Zo ga je als wielrenner het beste om met honden

Zo ga je als wielrenner het beste om met honden

Als wielrenner zal het je regelmatig overkomen dat je plots het fietspad deelt met een hond. Vaak gaat dat gelukkig prima. Vooral als de hond is aangelijnd of goed is afgericht. Is dat niet het geval, dan zijn hier zeven tips om gevaarlijke situaties te voorkomen.

Waarschijnlijk ken je ook de nieuwsberichten waarbij het eventjes misging tussen een fietser en een hond. Met als resultaat een ruzie, een valpartij of zelfs een beet van een hond.

Gelukkig zijn het uitzonderingen, want vaak gaat het gewoon goed wanneer honden en wielrenners elkaar tegenkomen. 

Toch is het van belang om op je hoede te zijn als je onderweg een hond ziet. Honden kunnen nou eenmaal onvoorspelbaar reageren. Bijvoorbeeld door ineens de weg over te steken.

Waarom honden soms reageren op jou

Dat een hond ineens aanslaat als jij voorbij komt, is ook nog een mogelijkheid. Soms heeft dat te maken met het jachtinstinct van een hond. Maar een hond kan ook bang voor je zijn. Met een hoop geblaf als gevolg.

Soms willen honden ook gewoon spelen. En niks is dan leuker dan achter iemand aan te rennen. Helemaal wanneer die persoon vervolgens nog harder gaat fietsen!

Honden kunnen daarnaast ook nog aanslaan omdat ze aandacht willen van hun baas. Zelfs negatieve aandacht is daarbij soms beter dan geen aandacht.

Tips

Gelukkig kun je zelf een hoop doen om gevaarlijke situaties te voorkomen.

1. Laat op tijd horen dat je eraan komt

Laat weten dat je eraan komt op je racefiets, zodra je een hond met zijn baas ziet.
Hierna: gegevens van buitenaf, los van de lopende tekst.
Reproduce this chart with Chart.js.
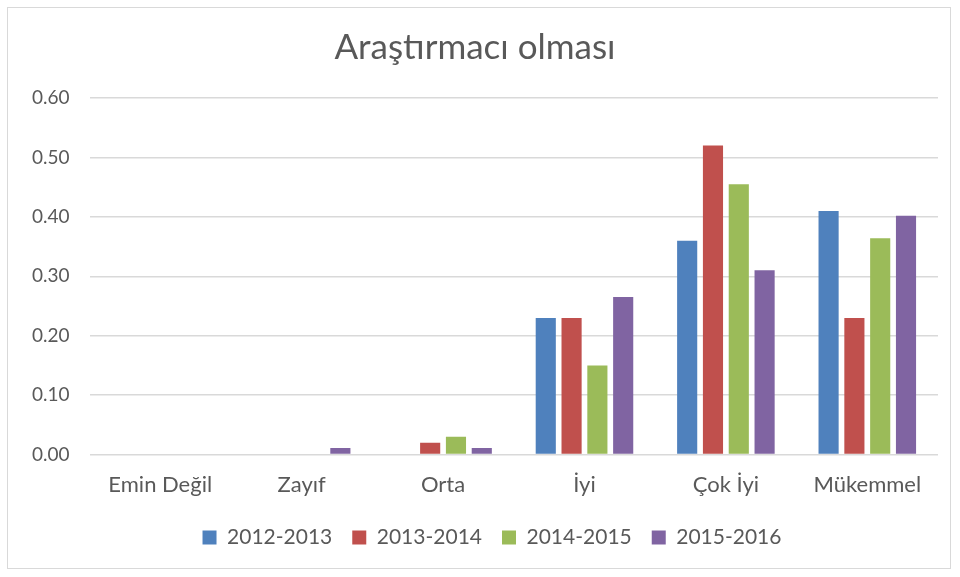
<!DOCTYPE html>
<html>
<head>
<meta charset="utf-8">
<script src="https://cdn.jsdelivr.net/npm/chart.js@4"></script>
<style>
  body { margin: 0; background: #fff; }
  #frame {
    position: absolute; left: 7px; top: 7px;
    width: 942px; height: 560px;
    border: 1px solid #d9d9d9;
  }
  #box { position: absolute; left: 0; top: 0; width: 960px; height: 558px; }
</style>
</head>
<body>
<div id="frame"></div>
<div id="box"><canvas id="chart"></canvas></div>
<script>
// categories and series
const categories = ["Emin Değil", "Zayıf", "Orta", "İyi", "Çok İyi", "Mükemmel"];
const s2012 = [0, 0, 0, 0.23, 0.36, 0.41];
const s2013 = [0, 0, 0.02, 0.23, 0.52, 0.23];
const s2014 = [0, 0, 0.03, 0.15, 0.455, 0.364];
const s2015 = [0, 0.011, 0.011, 0.265, 0.31, 0.402];
const seriesNames = ["2012-2013", "2013-2014", "2014-2015", "2015-2016"];
const colors = ["#4f81bd", "#c0504d", "#9bbb59", "#8064a2"];

const font = "Lato, 'Open Sans', sans-serif";
const gray = "#595959";

const datasets = [s2012, s2013, s2014, s2015].map((vals, i) => ({
  label: seriesNames[i],
  data: vals,
  backgroundColor: colors[i],
  borderWidth: 0,
  categoryPercentage: 0.73,
  barPercentage: 0.78,
}));

// legend sits a bit right of centre in the original
const legendShift = {
  id: "legendShift",
  afterLayout(chart) {
    chart.legend.left += 17;
    chart.legend.right += 17;
  },
};

new Chart(document.getElementById("chart"), {
  type: "bar",
  data: { labels: categories, datasets: datasets },
  plugins: [legendShift],
  options: {
    responsive: true,
    maintainAspectRatio: false,
    animation: false,
    layout: { padding: { left: 12, right: 22, top: 24, bottom: 0 } },
    scales: {
      x: {
        grid: { display: false },
        border: { display: false },
        ticks: { color: gray, font: { family: font, size: 22 }, padding: 9 },
      },
      y: {
        min: 0,
        max: 0.6,
        ticks: {
          stepSize: 0.1,
          color: gray,
          padding: 20,
          font: { family: font, size: 19 },
          callback: (v) => v.toFixed(2),
        },
        grid: { color: "#d9d9d9", lineWidth: 1.5, drawTicks: false },
        border: { display: false },
      },
    },
    plugins: {
      title: {
        display: true,
        text: "Araştırmacı olması",
        color: gray,
        font: { family: font, size: 35, weight: "normal" },
        padding: { top: 3, bottom: 29 },
      },
      legend: {
        position: "bottom",
        labels: {
          color: gray,
          font: { family: font, size: 21 },
          boxWidth: 14,
          boxHeight: 14,
          padding: 20,
        },
      },
      tooltip: { enabled: false },
    },
  },
});
</script>
</body>
</html>
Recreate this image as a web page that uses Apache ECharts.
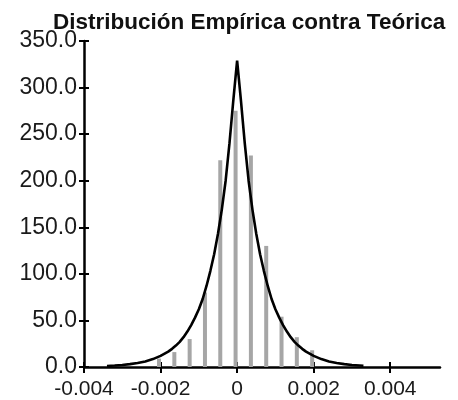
<!DOCTYPE html>
<html>
<head>
<meta charset="utf-8">
<script src="https://cdn.jsdelivr.net/npm/echarts@6/dist/echarts.min.js"></script>
<style>
html,body{margin:0;padding:0;background:#fff;}
#chart{width:458px;height:400px;}
</style>
</head>
<body>
<div id="chart"></div>
<script>
// ---- data ----
const titleText = "Distribución Empírica contra Teórica";
const xTickValues = [-0.004, -0.002, 0, 0.002, 0.004];
const yTickValues = [0, 50, 100, 150, 200, 250, 300, 350];

// empirical histogram (bin centre, density)
const binCenters = [-0.00204, -0.00164, -0.00124, -0.00084, -0.00044, -0.00004, 0.00036, 0.00076, 0.00116, 0.00156, 0.00196];
const binHeights = [9, 16, 30, 80, 222, 275, 227, 130, 54, 32, 18];

// theoretical density curve (x, density)
const curveX = [-0.0034, -0.0032, -0.0030, -0.0028, -0.0026, -0.0024, -0.0022, -0.0020, -0.0018, -0.0017, -0.0016, -0.0015, -0.0014, -0.0013, -0.0012, -0.0011, -0.0010, -0.0009, -0.0008, -0.0007, -0.0006, -0.0005, -0.0004, -0.0003, -0.0002, -0.0001, 0,
                0.0001, 0.0002, 0.0003, 0.0004, 0.0005, 0.0006, 0.0007, 0.0008, 0.0009, 0.0010, 0.0011, 0.0012, 0.0013, 0.0014, 0.0015, 0.0016, 0.0017, 0.0018, 0.0020, 0.0022, 0.0024, 0.0026, 0.0028, 0.0030, 0.0032, 0.0033];
const curveY = [1.1, 1.6, 2.2, 3.1, 4.3, 6, 8.5, 12, 16.5, 19.5, 23, 27, 32, 38, 45, 53, 62, 73, 87, 103, 121, 143, 169, 200, 240, 286, 329,
                286, 240, 200, 169, 143, 121, 103, 87, 73, 62, 53, 45, 38, 32, 27, 23, 19.5, 16.5, 12, 8.5, 6, 4.3, 3.1, 2.2, 1.6, 1.3];

const X_MIN = -0.004, X_MAX = 0.0053, Y_MIN = 0, Y_MAX = 350;

const barData = binCenters.map((x, i) => [x, binHeights[i]]);
const lineData = curveX.map((x, i) => [x, curveY[i]]);

const FONT = "Liberation Sans, Arial, sans-serif";
const xFmt = v => (Math.abs(v) < 1e-12 ? "0" : v.toFixed(3));

const chart = echarts.init(document.getElementById('chart'), null, {renderer: 'canvas'});
chart.setOption({
  animation: false,
  backgroundColor: '#ffffff',
  title: {
    text: titleText,
    left: 53, top: 11, padding: 0,
    textStyle: {fontFamily: FONT, fontSize: 22.5, fontWeight: 'bold', color: '#111'}
  },
  grid: {left: 84, right: 18, top: 41, bottom: 33, containLabel: false},
  xAxis: [{
    type: 'value', min: X_MIN, max: X_MAX, position: 'bottom',
    splitLine: {show: false},
    axisLine: {show: true, onZero: false, lineStyle: {color: '#000', width: 2.5}},
    axisTick: {show: true, inside: false, length: 6, customValues: xTickValues, lineStyle: {color: '#000', width: 2}},
    axisLabel: {show: true, margin: 12, customValues: xTickValues, formatter: xFmt,
      fontFamily: FONT, fontSize: 21, color: '#1a1a1a'}
  }, {
    type: 'value', min: X_MIN, max: X_MAX, position: 'bottom',
    splitLine: {show: false},
    axisLine: {show: false, onZero: false},
    axisTick: {show: true, inside: true, length: 5, customValues: xTickValues, lineStyle: {color: '#000', width: 2}},
    axisLabel: {show: false}
  }],
  yAxis: [{
    type: 'value', min: Y_MIN, max: Y_MAX, interval: 50, position: 'left',
    splitLine: {show: false},
    axisLine: {show: true, onZero: false, lineStyle: {color: '#000', width: 2.5}},
    axisTick: {show: true, inside: false, length: 5, lineStyle: {color: '#000', width: 2}},
    axisLabel: {show: true, margin: 7, formatter: v => v.toFixed(1),
      fontFamily: FONT, fontSize: 23, color: '#1a1a1a'}
  }, {
    type: 'value', min: Y_MIN, max: Y_MAX, interval: 50, position: 'left',
    splitLine: {show: false},
    axisLine: {show: false, onZero: false},
    axisTick: {show: true, inside: true, length: 5, lineStyle: {color: '#000', width: 2}},
    axisLabel: {show: false}
  }],
  series: [{
    type: 'bar', xAxisIndex: 0, yAxisIndex: 0,
    data: barData, barWidth: 4,
    itemStyle: {color: '#a6a6a6'},
    z: 1
  }, {
    type: 'line', xAxisIndex: 0, yAxisIndex: 0,
    data: lineData, showSymbol: false, smooth: false,
    lineStyle: {color: '#000', width: 2.6},
    z: 3
  }]
});
</script>
</body>
</html>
Op die manier heeft de eigenaar meer tijd om de lijn in te korten, of de hond te roepen. 

2. Matig je tempo

Ook het matigen van je snelheid helpt om gevaarlijke situaties te voorkomen. Je hebt zelf daardoor meer controle over de situatie en je geeft de hondeneigenaar extra tijd om te anticiperen.

3. Blijf rustig

Probeer in alle gevallen rustig te blijven. Je hebt er namelijk niks aan als je boos wordt. Zelfs niet wanneer de baas van een hond onvoldoende rekening houdt met jou. Meteen is je eigen rit verpest namelijk, en je humeur naar de knoppen.

Blijf je rustig, dan houd je ook nog eens meer overzicht over de situatie.

4. Blijf op je hoede

Ook al lijkt er niks aan de hand, blijf toch in alle gevallen op je hoede als je een hond ziet. Honden zijn soms nou eenmaal onvoorspelbaar. Ben je met een groepje onderweg? Waarschuw dan ook je medefietsers dat er een hond in de buurt is.

5. Ga niet schreeuwen (en trappen) 

Springt een hond tegen je op, of blijft hij je achtervolgen? Begin dan niet te schreeuwen en schoppen. De kans is groot namelijk dat een hond alleen maar wilder wordt van jouw drukte, en je zwaaiende been.

6. Pas op met honden aan een rollijn

Ook wanneer een hond is aangelijnd, dan is het zaak om op je hoede te blijven. De lijn van een hond kan langer worden namelijk, als een hond er aan trekt. 

Vooral kleine honden hebben daarbij soms de neiging om wild alle kanten op te springen, omdat ze soms minder goed zijn afgericht.

7. Vermijd smalle paden op drukke momenten

Natuurlijk mag jij als wielrenner op ieder pad komen dat bestemd is voor fietsers. Toch is het soms slimmer en fijner om bepaalde drukke en smalle paden te vermijden. Vooral in de weekenden, als het mooi weer is. Niet alleen vanwege de honden die je er tegenkomt, maar ook vanwege de drukte in het algemeen.

Op rustige wegen buitenaf kom je zelden honden met hun baas tegen. En kom je ze tegen, dan heb je beiden veel meer ruimte. Wel zo relaxed.